As Bryan Christman points out in his current Treasurer’s Report in The School Review, the State’s new budget has eliminated important sources of revenue for schools without any provision for permanently replacing the funds. The State has cut special education funds, which are already woefully inadequate to support the provision of mandated services. And the State has not rectified, but has actually worsened, the “phantom revenue” problem, resulting in even more revenue losses.

At the Federal level, the story is much the same.

The State and Federal governments profess to be providing tax relief and cutting spending. What they don’t acknowledge is that they are merely pushing responsibilities down from the Federal and State levels to local school districts, counties, and municipalities. The State and Federal governments may choose not to fund their mandates, but local school districts may not choose to ignore them.

The end result is this: Despite four Ohio Supreme Court rulings mandating a reduction in schools’ reliance on property taxes, this state budget in fact increases it.

Mr. Christman has projected that the total loss to the Shaker Heights schools will exceed $4 million annually.
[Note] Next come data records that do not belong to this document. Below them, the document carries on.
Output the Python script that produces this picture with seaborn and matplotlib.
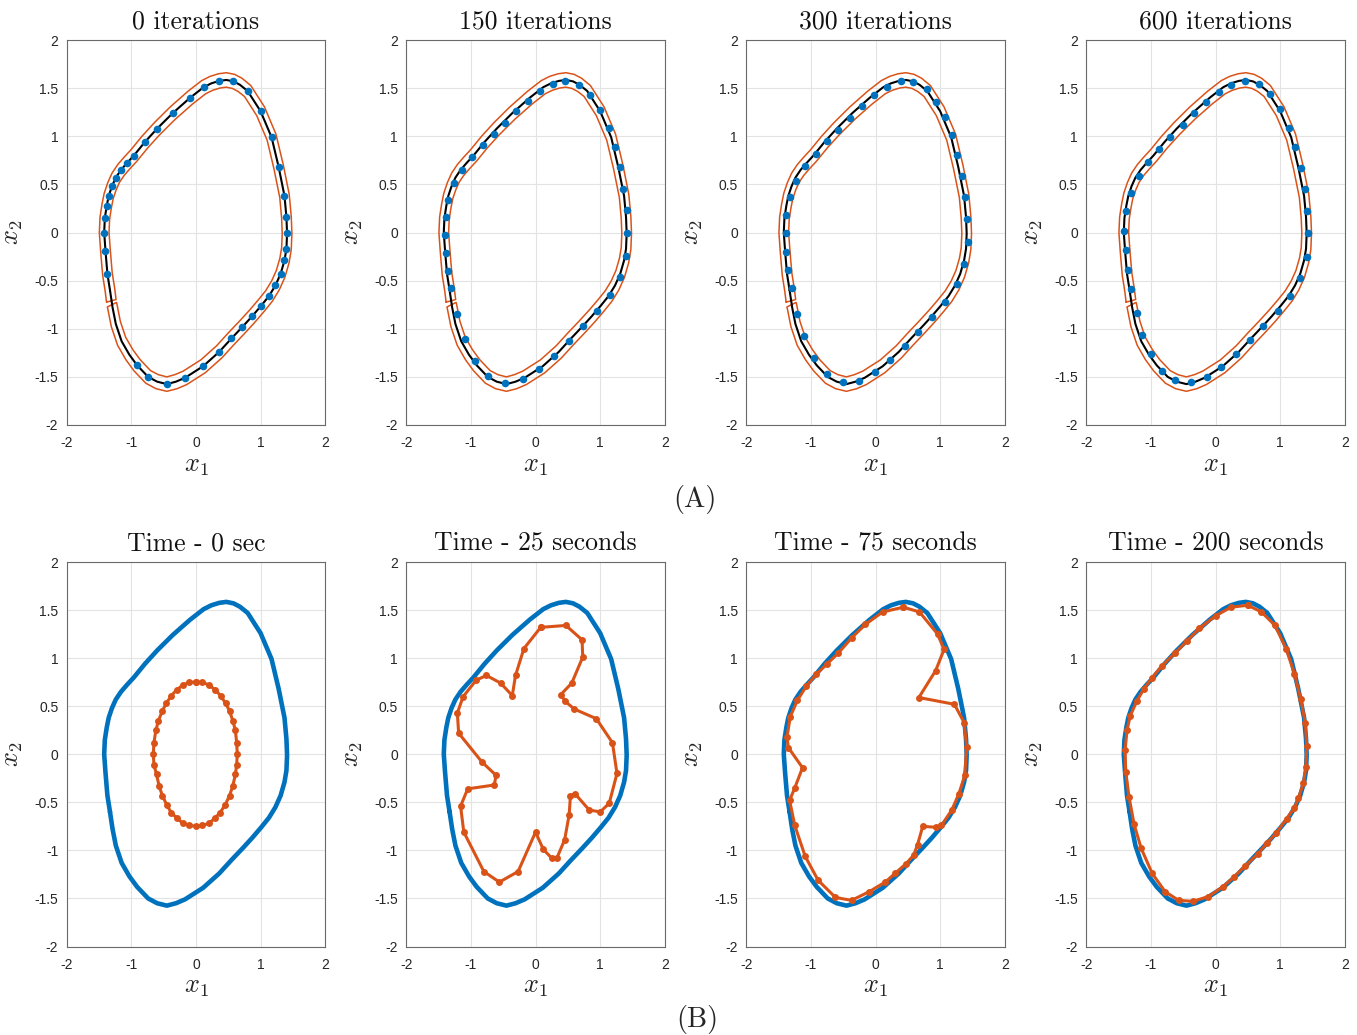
import numpy as np
import pandas as pd
import seaborn as sns
import matplotlib.pyplot as plt

# reference limit cycle (clockwise, starting just above the tube break)
lc_x = [-1.33, -1.37, -1.40, -1.42, -1.41, -1.38, -1.35, -1.30, -1.24, -1.16, -1.07, -0.96, -0.79, -0.60,
        -0.36, -0.09, 0.12, 0.24, 0.36, 0.47, 0.58, 0.68, 0.80, 1.00, 1.17, 1.28, 1.37, 1.40, 1.41, 1.40, 1.37,
        1.31, 1.23, 1.13, 1.01, 0.87, 0.72, 0.55, 0.36, 0.11, -0.17, -0.31, -0.45, -0.60, -0.74, -0.91, -1.03,
        -1.15, -1.24, -1.29]
lc_y = [-0.60, -0.43, -0.19, 0.00, 0.15, 0.28, 0.38, 0.48, 0.57, 0.65, 0.72, 0.80, 0.94, 1.08,
        1.24, 1.40, 1.51, 1.55, 1.575, 1.585, 1.57, 1.535, 1.47, 1.26, 0.99, 0.68, 0.38, 0.16, -0.01, -0.17, -0.29,
        -0.43, -0.55, -0.66, -0.76, -0.87, -0.98, -1.10, -1.24, -1.39, -1.51, -1.55, -1.575, -1.55, -1.50, -1.38,
        -1.27, -1.13, -0.95, -0.78]
tube_start = (-1.31, -0.71)
tube_end = (-1.30, -0.75)
tube_radius = 0.075

# (A) sample points after n iterations
it0_x = [0.35, 0.58, 0.80, 1.00, 1.17, 1.28, 1.37, 1.40, 1.41, 1.40, 1.37, 1.31, 1.23, 1.13, 1.01, 0.87, 0.72,
         0.55, 0.36, 0.11, -0.17, -0.45, -0.74, -0.91, -1.37, -1.40, -1.42, -1.41, -1.38, -1.35, -1.30, -1.24,
         -1.16, -1.07, -0.96, -0.79, -0.60, -0.36, -0.09, 0.12]
it0_y = [1.57, 1.57, 1.47, 1.26, 0.99, 0.68, 0.38, 0.16, -0.01, -0.17, -0.29, -0.43, -0.55, -0.66, -0.76, -0.87,
         -0.98, -1.10, -1.24, -1.39, -1.51, -1.57, -1.50, -1.38, -0.43, -0.19, 0.00, 0.15, 0.28, 0.38, 0.48, 0.57,
         0.65, 0.72, 0.80, 0.94, 1.08, 1.24, 1.40, 1.51]
it150_x = [0.45, 0.67, 0.85, 1.00, 1.13, 1.23, 1.30, 1.36, 1.41, 1.42, 1.40, 1.30, 1.15, 0.95, 0.73, 0.52, 0.29,
           0.05, -0.20, -0.47, -0.73, -0.93, -1.09, -1.22, -1.31, -1.35, -1.38, -1.40, -1.39, -1.35, -1.26, -1.14,
           -0.99, -0.81, -0.65, -0.47, -0.30, -0.12, 0.07, 0.27]
it150_y = [1.57, 1.53, 1.43, 1.27, 1.09, 0.89, 0.68, 0.45, 0.23, 0.00, -0.24, -0.46, -0.65, -0.82, -0.97, -1.13,
           -1.28, -1.42, -1.52, -1.56, -1.49, -1.33, -1.11, -0.85, -0.58, -0.40, -0.21, -0.03, 0.16, 0.34, 0.51, 0.65,
           0.78, 0.91, 1.02, 1.14, 1.26, 1.37, 1.47, 1.54]
it300_x = [0.39, 0.58, 0.79, 0.94, 1.07, 1.18, 1.26, 1.34, 1.39, 1.42, 1.43, 1.37, 1.26, 1.08, 0.87, 0.66, 0.45,
           0.23, -0.01, -0.25, -0.51, -0.75, -0.95, -1.10, -1.22, -1.30, -1.35, -1.38, -1.39, -1.38, -1.33, -1.23,
           -1.09, -0.92, -0.75, -0.58, -0.40, -0.21, -0.02, 0.17]
it300_y = [1.57, 1.56, 1.49, 1.36, 1.20, 1.01, 0.81, 0.59, 0.37, 0.14, -0.10, -0.33, -0.54, -0.72, -0.88, -1.03,
           -1.18, -1.32, -1.45, -1.54, -1.55, -1.47, -1.30, -1.08, -0.85, -0.58, -0.39, -0.20, -0.01, 0.18, 0.37, 0.54,
           0.69, 0.82, 0.95, 1.07, 1.19, 1.31, 1.43, 1.51]
it600_x = [0.45, 0.67, 0.85, 1.00, 1.13, 1.23, 1.32, 1.38, 1.42, 1.43, 1.41, 1.30, 1.15, 0.96, 0.74, 0.54, 0.32,
           0.09, -0.14, -0.38, -0.62, -0.83, -1.00, -1.14, -1.22, -1.31, -1.36, -1.39, -1.41, -1.39, -1.31, -1.19,
           -1.04, -0.88, -0.70, -0.51, -0.33, -0.15, 0.05, 0.24]
it600_y = [1.57, 1.54, 1.44, 1.28, 1.09, 0.89, 0.67, 0.45, 0.22, -0.01, -0.25, -0.47, -0.66, -0.82, -0.97, -1.12,
           -1.26, -1.40, -1.50, -1.55, -1.53, -1.44, -1.26, -1.06, -0.84, -0.59, -0.39, -0.18, 0.02, 0.22, 0.41, 0.59,
           0.73, 0.87, 0.99, 1.12, 1.24, 1.36, 1.46, 1.53]

# (B) particle positions over time
t0_x = [0.00, 0.10, 0.20, 0.30, 0.38, 0.46, 0.52, 0.57, 0.61, 0.63, 0.64, 0.63, 0.61, 0.57, 0.52, 0.45, 0.37,
        0.30, 0.20, 0.10, 0.00, -0.10, -0.20, -0.30, -0.38, -0.45, -0.52, -0.57, -0.61, -0.65, -0.66, -0.65,
        -0.62, -0.58, -0.52, -0.46, -0.38, -0.30, -0.20, -0.10]
t0_y = [0.75, 0.75, 0.72, 0.67, 0.61, 0.53, 0.45, 0.35, 0.25, 0.12, 0.00, -0.11, -0.21, -0.33, -0.43, -0.53,
        -0.61, -0.66, -0.72, -0.74, -0.75, -0.74, -0.72, -0.66, -0.61, -0.53, -0.43, -0.33, -0.21, -0.11, 0.00,
        0.12, 0.25, 0.35, 0.45, 0.53, 0.61, 0.67, 0.72, 0.75]
t25_x = [0.08, 0.47, 0.72, 0.73, 0.56, 0.39, 0.46, 0.60, 0.94, 1.19, 1.26, 1.14, 1.00, 0.83, 0.61, 0.54, 0.52,
         0.45, 0.33, 0.25, 0.12, 0.00, -0.27, -0.56, -0.80, -1.11, -1.16, -1.05, -0.64, -0.61, -0.83, -1.19,
         -1.21, -1.12, -0.92, -0.76, -0.54, -0.36, -0.31, -0.18]
t25_y = [1.32, 1.34, 1.19, 1.01, 0.74, 0.62, 0.55, 0.47, 0.37, 0.12, -0.20, -0.51, -0.60, -0.58, -0.41, -0.43,
         -0.63, -0.89, -1.08, -1.08, -0.99, -0.81, -1.22, -1.33, -1.22, -0.81, -0.54, -0.36, -0.32, -0.22, -0.08,
         0.22, 0.43, 0.60, 0.77, 0.82, 0.74, 0.61, 0.82, 1.10]
t75_x = [0.43, 0.68, 0.96, 1.06, 0.93, 0.67, 1.22, 1.37, 1.41, 1.38, 1.29, 1.18, 1.02, 0.94, 0.73, 0.65, 0.59,
         0.47, 0.30, 0.15, -0.10, -0.37, -0.62, -0.89, -1.09, -1.25, -1.33, -1.25, -1.13, -1.35, -1.37, -1.32,
         -1.21, -1.07, -0.92, -0.75, -0.58, -0.37, -0.16, 0.11]
t75_y = [1.53, 1.48, 1.25, 1.09, 0.87, 0.59, 0.52, 0.33, 0.08, -0.22, -0.41, -0.58, -0.74, -0.76, -0.75, -0.94,
         -1.05, -1.14, -1.24, -1.33, -1.43, -1.52, -1.49, -1.31, -1.06, -0.74, -0.48, -0.35, -0.14, 0.07, 0.18,
         0.39, 0.56, 0.71, 0.83, 0.94, 1.05, 1.21, 1.35, 1.48]
t200_x = [0.50, 0.71, 0.92, 1.09, 1.22, 1.32, 1.39, 1.41, 1.40, 1.36, 1.28, 1.22, 1.10, 0.94, 0.80, 0.65, 0.46,
          0.28, 0.11, -0.11, -0.35, -0.57, -0.78, -0.98, -1.15, -1.26, -1.34, -1.39, -1.40, -1.37, -1.32, -1.22,
          -1.11, -0.99, -0.83, -0.63, -0.44, -0.25, 0.00, 0.24]
t200_y = [1.55, 1.48, 1.34, 1.10, 0.84, 0.57, 0.32, 0.09, -0.13, -0.30, -0.46, -0.56, -0.67, -0.82, -0.92, -1.04,
          -1.16, -1.28, -1.38, -1.48, -1.53, -1.52, -1.43, -1.24, -0.98, -0.73, -0.44, -0.18, 0.04, 0.25, 0.40,
          0.55, 0.68, 0.79, 0.92, 1.05, 1.18, 1.31, 1.44, 1.53]

top_titles = ["0 iterations", "150 iterations", "300 iterations", "600 iterations"]
bottom_titles = ["Time - 0 sec", "Time - 25 seconds", "Time - 75 seconds", "Time - 200 seconds"]
top_dots = [(it0_x, it0_y), (it150_x, it150_y), (it300_x, it300_y), (it600_x, it600_y)]
bottom_pts = [(t0_x, t0_y), (t25_x, t25_y), (t75_x, t75_y), (t200_x, t200_y)]

BLUE = "#0072BD"
ORANGE = "#D95319"
SERIF = "cmr10"

sns.set_theme(style="whitegrid")
plt.rcParams["font.family"] = ["Liberation Sans", "DejaVu Sans"]
plt.rcParams["mathtext.fontset"] = "cm"
plt.rcParams["axes.unicode_minus"] = False


def offset_curve(x, y, d):
    x = np.asarray(x, dtype=float)
    y = np.asarray(y, dtype=float)
    dx = np.gradient(x)
    dy = np.gradient(y)
    n = np.hypot(dx, dy)
    return x + d * dy / n, y - d * dx / n


def closed(x, y):
    return list(x) + [x[0]], list(y) + [y[0]]


def style_axes(ax, title):
    ax.set_xlim(-2, 2)
    ax.set_ylim(-2, 2)
    ax.set_xticks([-2, -1, 0, 1, 2])
    ax.set_xticklabels(["-2", "-1", "0", "1", "2"])
    ax.set_yticks([-2, -1.5, -1, -0.5, 0, 0.5, 1, 1.5, 2])
    ax.set_yticklabels(["-2", "-1.5", "-1", "-0.5", "0", "0.5", "1", "1.5", "2"])
    ax.tick_params(length=0, labelsize=10, labelcolor="#262626")
    ax.tick_params(axis="x", pad=8)
    ax.tick_params(axis="y", pad=6)
    ax.grid(True, color="#e3e3e3", linewidth=0.8)
    for s in ax.spines.values():
        s.set_color("#6a6a6a")
        s.set_linewidth(0.8)
    ax.set_xlabel(r"$x_1$", fontsize=19, color="#262626")
    ax.set_ylabel(r"$x_2$", fontsize=19, color="#262626")
    ax.xaxis.set_label_coords(0.5, -0.075)
    ax.yaxis.set_label_coords(-0.16, 0.5)
    ax.set_title(title, fontfamily=SERIF, fontsize=18.5, pad=8, color="#111111")


fig = plt.figure(figsize=(13.57, 10.35), dpi=100)
W, H = 1357.0, 1035.0
lefts = [66.7, 406.3, 746.3, 1086.3]
aw = 258.5

# tube around the reference cycle
tx = [tube_start[0]] + lc_x + [tube_end[0]]
ty = [tube_start[1]] + lc_y + [tube_end[1]]
in_x, in_y = offset_curve(tx, ty, tube_radius)
out_x, out_y = offset_curve(tx, ty, -tube_radius)
tube_x = list(out_x) + list(in_x[::-1]) + [out_x[0]]
tube_y = list(out_y) + list(in_y[::-1]) + [out_y[0]]
cyc_x, cyc_y = closed(lc_x, lc_y)

for i in range(4):
    ax = fig.add_axes([lefts[i] / W, 1 - 425 / H, aw / W, 385 / H])
    ax.plot(tube_x, tube_y, color=ORANGE, lw=1.1, zorder=2)
    sns.lineplot(x=cyc_x, y=cyc_y, sort=False, estimator=None, color="black", lw=1.5, ax=ax, zorder=3)
    dx, dy = top_dots[i]
    sns.scatterplot(x=dx, y=dy, color=BLUE, s=30, linewidth=0, marker="o", ax=ax, zorder=4)
    style_axes(ax, top_titles[i])

for i in range(4):
    ax = fig.add_axes([lefts[i] / W, 1 - 946.5 / H, aw / W, 384.5 / H])
    sns.lineplot(x=cyc_x, y=cyc_y, sort=False, estimator=None, color=BLUE, lw=3.3, ax=ax, zorder=2,
                 solid_joinstyle="round")
    px, py = closed(*bottom_pts[i])
    sns.lineplot(x=px, y=py, sort=False, estimator=None, color=ORANGE, lw=2.2, marker="o",
                 markersize=5, markeredgewidth=0, ax=ax, zorder=3)
    style_axes(ax, bottom_titles[i])

fig.text(695 / W, 1 - 500 / H, "(A)", fontfamily=SERIF, fontsize=20.5, ha="center", va="center")
fig.text(697 / W, 1 - 1020 / H, "(B)", fontfamily=SERIF, fontsize=20.5, ha="center", va="center")

fig.savefig("out.png", dpi=100, facecolor="white")
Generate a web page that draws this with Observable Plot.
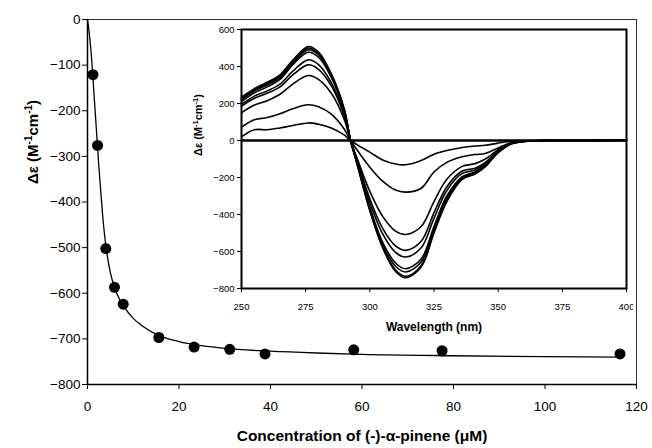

The Board of Education had already announced its intention to seek an operating levy in 2006. That will still be necessary, but I do not believe it is realistic or prudent ask for enough millage to maintain the status quo in light of the state reductions.

Accordingly, we will have to reduce expenses further, a very difficult task since we have over the past several years taken aggressive steps to cut non-instructional spending. There is not much of a margin left.

The only upside to the state budget is that we have enough time, if we start now, to make the necessary adjustments in an orderly way that maintains stability and quality for children. We have already adopted many cost-saving practices and developed processes for identifying further potential savings.

While it is impossible to make reductions of this magnitude without affecting services to children, we will do everything possible to protect our core instructional programs.

At the same time, the Board and senior staff will continue to be relentless in efforts to change the disastrous course the Ohio General Assembly has set for our state’s public schools.